Take the lines from the top down to and including the one with "const xName = 'Frequency [ Hz ]';" and repeat them exactly. Omit images.

Plotting code records
#####

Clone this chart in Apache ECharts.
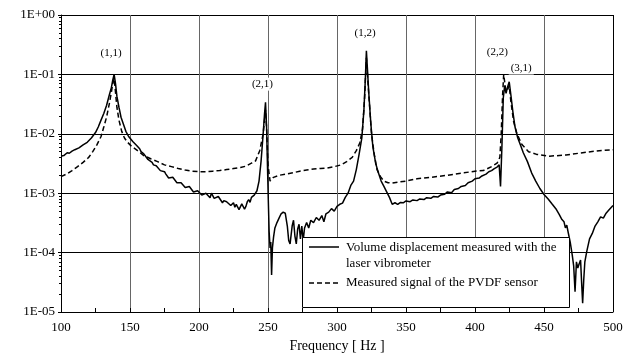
<!DOCTYPE html>
<html>
<head>
<meta charset="utf-8">
<script src="https://cdn.jsdelivr.net/npm/echarts@6/dist/echarts.min.js"></script>
<style>
html,body{margin:0;padding:0;background:#fff;}
#c{width:634px;height:360px;}
</style>
</head>
<body>
<div id="c"></div>
<script>
// ---- data ----
const seriesNames = ['Volume displacement measured with the\nlaser vibrometer', 'Measured signal of the PVDF sensor'];
const xTicks = [100, 150, 200, 250, 300, 350, 400, 450, 500];
const yTickLabels = ['1E-05', '1E-04', '1E-03', '1E-02', '1E-01', '1E+00'];
const xName = 'Frequency [ Hz ]';

const laserFreq = [100,102,103,104.5,106,108,110,113,116,119,122,125,127,129,131,133,135,136.5,137.5,138.5,139.5,140.5,142,143.5,145,147,149,152,155,157,158,160,161,163,164,166,167,169,170,172,173,175,176,178,179,181,182,184,185,187,188,190,191,193,194,196,197,199,200,202,203,205,206,208,209,211,212,214,215,217,218,220,221,223,224,225,226,227,228,229,230,231,232,233,234,235,236,237,238,239,240,241,242,243.5,245,246.5,247.5,248.2,249,249.6,250.2,250.8,251.5,252,252.6,253.2,254,255,256.5,258,259.5,261,262.5,264,265,266,267.5,268.5,269.5,270.5,271.5,272.5,273.5,274.5,275.5,276.5,278,279.5,281,283,285,287,289,290.5,292,294,296,298,300,302,304,306,308,310,312,314,316,318,319.5,320.5,321.3,322,323,324.5,326,328,330,332,334,336,338,340,342,344,346,348,350,353,355,358,360,363,365,368,370,373,375,378,380,383,385,388,390,393,395,398,400,403,405,408,410,412,414,416,417.5,418.5,419.5,420.5,421.5,422.5,423.5,424.8,426,427.5,429,431,433,435,438,441,444,447,450,453,456,459,461,463,464.5,465.5,466.5,467.5,469,470.5,471.5,472.5,473.5,474.5,475.5,476.5,477.3,478,478.8,479.6,481,483,485,487,489,491,493,495,497,500];
const laserVal = [4.2e-3,4.3e-3,4.5e-3,4.8e-3,4.7e-3,5.1e-3,5.4e-3,5.8e-3,6.5e-3,7.2e-3,8.5e-3,1.05e-2,1.3e-2,1.7e-2,2.2e-2,3.0e-2,4.5e-2,6.0e-2,8.0e-2,1.0e-1,7.0e-2,4.3e-2,2.8e-2,1.9e-2,1.5e-2,1.1e-2,9.0e-3,7.4e-3,6.3e-3,5.6e-3,5.0e-3,4.6e-3,4.3e-3,3.7e-3,3.6e-3,3.3e-3,3.0e-3,2.9e-3,2.7e-3,2.4e-3,2.4e-3,2.3e-3,2.1e-3,1.8e-3,1.9e-3,1.85e-3,1.75e-3,1.5e-3,1.55e-3,1.5e-3,1.45e-3,1.25e-3,1.3e-3,1.3e-3,1.25e-3,1.05e-3,1.1e-3,1.1e-3,1.05e-3,9.3e-4,1.0e-3,1.0e-3,9.5e-4,8.4e-4,1.0e-3,8.2e-4,8.5e-4,8.8e-4,8.2e-4,6.9e-4,7.5e-4,7.2e-4,6.8e-4,6.2e-4,6.5e-4,6.9e-4,5.8e-4,6.5e-4,6.2e-4,5.3e-4,5.6e-4,6.6e-4,6.4e-4,5.4e-4,6.0e-4,7.2e-4,7.8e-4,7.0e-4,8.5e-4,8.0e-4,9.3e-4,1.0e-3,1.1e-3,1.6e-3,3.5e-3,1.0e-2,2.2e-2,3.4e-2,1.3e-2,3.0e-3,8.0e-4,2.3e-4,1.2e-4,1.5e-4,4.2e-5,1.2e-4,1.8e-4,2.6e-4,3.2e-4,3.8e-4,4.5e-4,4.8e-4,4.6e-4,2.8e-4,1.6e-4,1.4e-4,2.8e-4,3.5e-4,1.9e-4,1.4e-4,2.5e-4,3.0e-4,1.7e-4,2.8e-4,1.6e-4,2.6e-4,3.2e-4,2.6e-4,3.5e-4,3.2e-4,3.9e-4,3.5e-4,4.2e-4,3.3e-4,4.5e-4,4.8e-4,5.5e-4,5.0e-4,6.0e-4,6.5e-4,6.8e-4,8.5e-4,1.0e-3,1.35e-3,1.6e-3,2.5e-3,4.5e-3,8.5e-3,2.5e-2,8.0e-2,2.5e-1,1.3e-1,5.0e-2,1.5e-2,6.0e-3,3.2e-3,2.2e-3,1.6e-3,1.3e-3,1.05e-3,8.5e-4,6.5e-4,6.9e-4,6.5e-4,7.0e-4,6.9e-4,7.4e-4,7.2e-4,7.7e-4,7.5e-4,8.0e-4,7.8e-4,8.4e-4,8.2e-4,8.8e-4,8.6e-4,9.3e-4,9.6e-4,1.05e-3,1.02e-3,1.15e-3,1.2e-3,1.3e-3,1.35e-3,1.5e-3,1.6e-3,1.75e-3,1.8e-3,1.95e-3,2.1e-3,2.3e-3,2.4e-3,2.6e-3,2.75e-3,3.0e-3,1.3e-3,6.0e-3,4.0e-2,6.5e-2,4.8e-2,6.0e-2,7.5e-2,4.5e-2,2.3e-2,1.3e-2,8.5e-3,6.4e-3,4.8e-3,3.4e-3,2.2e-3,1.6e-3,1.2e-3,9.5e-4,8.0e-4,6.5e-4,5.3e-4,4.4e-4,3.6e-4,3.3e-4,2.6e-4,2.9e-4,2.2e-4,1.5e-4,9.0e-5,6.0e-5,2.2e-5,7.0e-5,5.5e-5,6.5e-5,7.5e-5,3.0e-5,1.4e-5,3.5e-5,7.0e-5,1.05e-4,1.7e-4,2.1e-4,2.8e-4,3.3e-4,4.0e-4,3.8e-4,4.6e-4,5.2e-4,6.2e-4];

const pvdfFreq = [100,104,108,112,116,120,123,126,129,131,133,135,136.5,137.7,138.5,139.5,140.5,142,144,146,148,151,155,160,165,170,175,180,185,190,195,200,205,210,215,220,225,230,234,238,241,244,246.5,248.2,249,250,251.5,254,258,263,268,273,278,283,288,293,298,303,307,311,314,316.5,318.5,320,321.3,322.3,323.5,325,327,329,331.5,334,337,340,345,350,358,368,380,392,400,406,412,416,418,419,420,420.8,422,423.2,424.8,426,428,430.4,434,438.8,444.7,454,466,478,490,500];
const pvdfVal = [1.9e-3,2.1e-3,2.4e-3,2.8e-3,3.3e-3,4.0e-3,5.0e-3,6.5e-3,9.0e-3,1.3e-2,1.9e-2,3.2e-2,5.0e-2,7.5e-2,8.5e-2,5.0e-2,2.8e-2,1.7e-2,1.1e-2,8.5e-3,7.3e-3,6.2e-3,5.3e-3,4.3e-3,3.8e-3,3.4e-3,3.0e-3,2.8e-3,2.6e-3,2.45e-3,2.35e-3,2.3e-3,2.3e-3,2.35e-3,2.4e-3,2.5e-3,2.6e-3,2.7e-3,2.85e-3,3.2e-3,3.5e-3,5.2e-3,1.0e-2,2.5e-2,1.2e-2,3.0e-3,1.6e-3,1.85e-3,2.0e-3,2.1e-3,2.2e-3,2.35e-3,2.45e-3,2.55e-3,2.6e-3,2.65e-3,2.8e-3,3.0e-3,3.4e-3,4.0e-3,5.2e-3,7.0e-3,1.2e-2,4.0e-2,1.9e-1,8.0e-2,3.2e-2,1.0e-2,4.5e-3,2.5e-3,1.9e-3,1.6e-3,1.5e-3,1.48e-3,1.55e-3,1.6e-3,1.75e-3,1.85e-3,2.0e-3,2.2e-3,2.35e-3,2.4e-3,2.8e-3,3.2e-3,4.0e-3,1.0e-2,4.5e-2,1.0e-1,6.0e-2,5.2e-2,6.5e-2,3.5e-2,1.6e-2,1.0e-2,6.6e-3,5.0e-3,4.5e-3,4.2e-3,4.4e-3,4.8e-3,5.2e-3,5.4e-3];

// mode annotations: text, frequency, level (where the text sits)
const modeText = ['(1,1)', '(2,1)', '(1,2)', '(2,2)', '(3,1)'];
const modeFreq = [136.3, 246, 320.3, 416.2, 433.5];
const modeLevel = [0.23, 0.0686, 0.50, 0.24, 0.128];

// ---- chart ----
const FONT = '"Liberation Serif", "Times New Roman", serif';
const chart = echarts.init(document.getElementById('c'));

const laserData = laserFreq.map((f, i) => [f, laserVal[i]]);
const pvdfData = pvdfFreq.map((f, i) => [f, pvdfVal[i]]);

const yLabel = v => {
  const e = Math.round(Math.log10(v));
  return yTickLabels[e + 5] || '';
};

chart.setOption({
  animation: false,
  backgroundColor: '#fff',
  grid: { left: 61, right: 21, top: 15, bottom: 48, containLabel: false },
  xAxis: {
    type: 'value', min: xTicks[0], max: xTicks[xTicks.length - 1], interval: 50,
    name: xName, nameLocation: 'middle', nameGap: 26,
    nameTextStyle: { fontFamily: FONT, fontSize: 14, color: '#000' },
    axisLine: { show: true, lineStyle: { color: '#000', width: 1 } },
    axisTick: { show: true, inside: true, length: 4, lineStyle: { color: '#000' } },
    minorTick: { show: true, splitNumber: 2, length: 4, lineStyle: { color: '#000' } },
    axisLabel: { fontFamily: FONT, fontSize: 13, color: '#000', margin: 9 },
    splitLine: { show: true, lineStyle: { color: ['#000', '#666', '#666', '#666', '#666', '#666', '#666', '#666', '#000'], width: 1 } }
  },
  yAxis: {
    type: 'log', logBase: 10, min: 1e-5, max: 1,
    axisLine: { show: true, lineStyle: { color: '#000', width: 1 } },
    axisTick: { show: true, length: 3, lineStyle: { color: '#000' } },
    minorTick: { show: true, length: 2, splitNumber: 9, lineStyle: { color: '#000' } },
    axisLabel: { fontFamily: FONT, fontSize: 13, color: '#000', margin: 6, formatter: yLabel },
    splitLine: { show: true, lineStyle: { color: '#000', width: 1 } }
  },
  series: [
    {
      name: seriesNames[1], type: 'line', data: pvdfData, showSymbol: false, symbol: 'none',
      lineStyle: { color: '#000', width: 1.5, type: [5, 3] }, z: 2
    },
    {
      name: seriesNames[0], type: 'line', data: laserData, showSymbol: false, symbol: 'none',
      lineStyle: { color: '#000', width: 1.5 }, z: 3,
      markPoint: {
        symbol: 'circle', symbolSize: 0, silent: true,
        label: {
          show: true, position: 'inside', formatter: p => p.name,
          fontFamily: FONT, fontSize: 11, color: '#000',
          backgroundColor: '#fff', padding: [1, 2]
        },
        data: modeText.map((t, i) => ({ name: t, coord: [modeFreq[i], modeLevel[i]] }))
      }
    }
  ],
  graphic: [
    { type: 'rect', z: 100, shape: { x: 302.5, y: 237.5, width: 267, height: 70 },
      style: { fill: '#fff', stroke: '#000', lineWidth: 1 } },
    { type: 'line', z: 101, shape: { x1: 309, y1: 247, x2: 339, y2: 247 }, style: { stroke: '#000', lineWidth: 1.5 } },
    { type: 'text', z: 101, x: 346, y: 240, style: { text: seriesNames[0], font: '13px ' + FONT, fill: '#000', lineHeight: 16 } },
    { type: 'line', z: 101, shape: { x1: 309, y1: 283, x2: 339, y2: 283 }, style: { stroke: '#000', lineWidth: 1.5, lineDash: [5, 3] } },
    { type: 'text', z: 101, x: 346, y: 276, style: { text: seriesNames[1], font: '13px ' + FONT, fill: '#000' } }
  ]
});
</script>
</body>
</html>
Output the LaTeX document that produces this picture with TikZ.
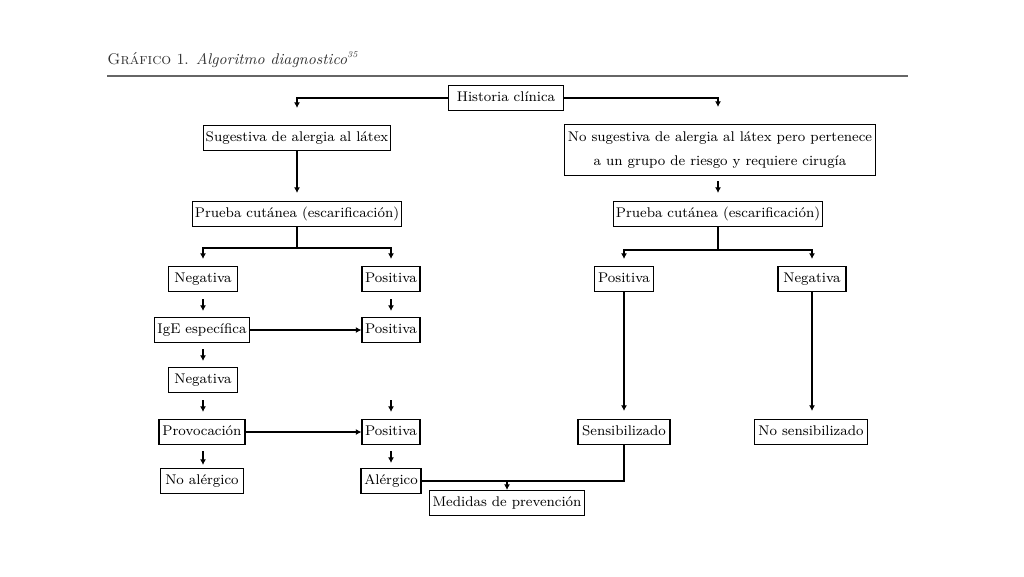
\documentclass[tikz,border=0pt]{standalone}
\usetikzlibrary{arrows.meta,calc}
\begin{document}
\begin{tikzpicture}[x=0.02cm,y=-0.02cm,
  box/.style={draw, line width=0.6pt, inner xsep=1.5pt, inner ysep=0pt,
    minimum height=0.5cm, text height=6pt, text depth=1.8pt,
    font=\fontsize{8}{9.6}\selectfont, text=black},
  conn/.style={line width=1.1pt, -{Latex[length=3.2pt,width=3.4pt]}},
  plain/.style={line width=1.1pt}]
\useasboundingbox (0,0) rectangle (1024,576);
% title
\node[anchor=base west, inner sep=0pt, text=black!80, font=\fontsize{8.8}{10.5}\selectfont] (title) at (107,64)
  {\textsc{Gráfico} 1. \textit{Algoritmo diagnostico}\textsuperscript{\itshape\tiny 35}};
\draw[black!60, line width=1.2pt] (107,76) -- (908,76);
% nodes
\node[box, minimum width=2.3cm] (hist) at (506,98) {Historia clínica};
\node[box, minimum width=3.66cm] (sug) at (297,138) {Sugestiva de alergia al látex};
\node[box, minimum width=6.22cm, minimum height=1.02cm, align=center, text height=, text depth=,
  font=\fontsize{8}{14}\selectfont] (nosug) at (720,150)
  {No sugestiva de alergia al látex pero pertenece\\a un grupo de riesgo y requiere cirugía};
\node[box, minimum width=3.94cm] (pruL) at (297,214) {Prueba cutánea (escarificación)};
\node[box, minimum width=4.1cm] (pruR) at (718,214) {Prueba cutánea (escarificación)};
\node[box, minimum width=1.38cm] (negL) at (203,279) {Negativa};
\node[box, minimum width=1.16cm] (posL) at (391,279) {Positiva};
\node[box, minimum width=1.9cm] (ige) at (202,330) {IgE específica};
\node[box, minimum width=1.16cm] (pos2) at (391,330) {Positiva};
\node[box, minimum width=1.38cm] (neg2) at (203,380) {Negativa};
\node[box, minimum width=1.72cm] (prov) at (202,432) {Provocación};
\node[box, minimum width=1.16cm] (pos3) at (391,432) {Positiva};
\node[box, minimum width=1.66cm] (noal) at (202,481) {No alérgico};
\node[box, minimum width=1.2cm] (alerg) at (391,481) {Alérgico};
\node[box, minimum width=3.0cm] (med) at (507,503) {Medidas de prevención};
\node[box, minimum width=1.18cm] (posR) at (624,279) {Positiva};
\node[box, minimum width=1.36cm] (negR) at (812,279) {Negativa};
\node[box, minimum width=1.84cm] (sens) at (624,432) {Sensibilizado};
\node[box, minimum width=2.26cm] (nosens) at (811,432) {No sensibilizado};
% helper coordinates
\coordinate (jL) at (297,248);
\coordinate (jR) at (718,250);
\coordinate (fa) at (391,400);
\coordinate (jm) at (507,481);
% connectors
\draw[conn, shorten >=0.34cm] (hist.west) -| (sug.north);
\draw[conn, shorten >=0.34cm] (hist.east) -| ($(nosug.north)+(-2,0)$);
\draw[conn, shorten >=0.16cm] (sug.south) -- (pruL.north);
\draw[conn, shorten <=0.1cm, shorten >=0.16cm] ($(nosug.south)+(-2,0)$) -- (pruR.north);
\draw[plain] (pruL.south) -- (jL);
\draw[conn, shorten >=0.14cm] (jL) -| (negL.north);
\draw[conn, shorten >=0.14cm] (jL) -| (posL.north);
\draw[plain] (pruR.south) -- (jR);
\draw[conn, shorten >=0.14cm] (jR) -| (posR.north);
\draw[conn, shorten >=0.14cm] (jR) -| (negR.north);
\draw[conn, shorten <=0.14cm, shorten >=0.12cm] (negL.south) -- (ige.north -| negL.south);
\draw[conn, shorten <=0.14cm, shorten >=0.12cm] (posL.south) -- (pos2.north);
\draw[conn] (ige.east) -- (pos2.west);
\draw[conn, shorten <=0.12cm, shorten >=0.12cm] (ige.south -| neg2.north) -- (neg2.north);
\draw[conn, shorten <=0.14cm, shorten >=0.14cm] (neg2.south) -- (prov.north -| neg2.south);
\draw[conn, shorten >=0.14cm] (fa) -- (pos3.north);
\draw[conn] (prov.east) -- (pos3.west);
\draw[conn, shorten <=0.12cm, shorten >=0.06cm] (prov.south -| neg2.south) -- (noal.north -| neg2.south);
\draw[conn, shorten <=0.12cm, shorten >=0.1cm] (pos3.south) -- (alerg.north);
\draw[plain] (alerg.east) -| (sens.south);
\draw[conn] (jm) -- (med.north);
\draw[conn, shorten >=0.16cm] (posR.south) -- (sens.north);
\draw[conn, shorten >=0.16cm] (negR.south) -- (nosens.north -| negR.south);
\end{tikzpicture}
\end{document}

#####

**Exercise solution:**
Clone this chart in Apache ECharts.
<!DOCTYPE html>
<html>
<head>
<meta charset="utf-8">
<script src="https://cdn.jsdelivr.net/npm/echarts@6/dist/echarts.min.js"></script>
<style>
html,body{margin:0;padding:0;background:#fff;}
#c{width:634px;height:360px;}
</style>
</head>
<body>
<div id="c"></div>
<script>
// ---- data ----
const seriesNames = ['Volume displacement measured with the\nlaser vibrometer', 'Measured signal of the PVDF sensor'];
const xTicks = [100, 150, 200, 250, 300, 350, 400, 450, 500];
const yTickLabels = ['1E-05', '1E-04', '1E-03', '1E-02', '1E-01', '1E+00'];
const xName = 'Frequency [ Hz ]';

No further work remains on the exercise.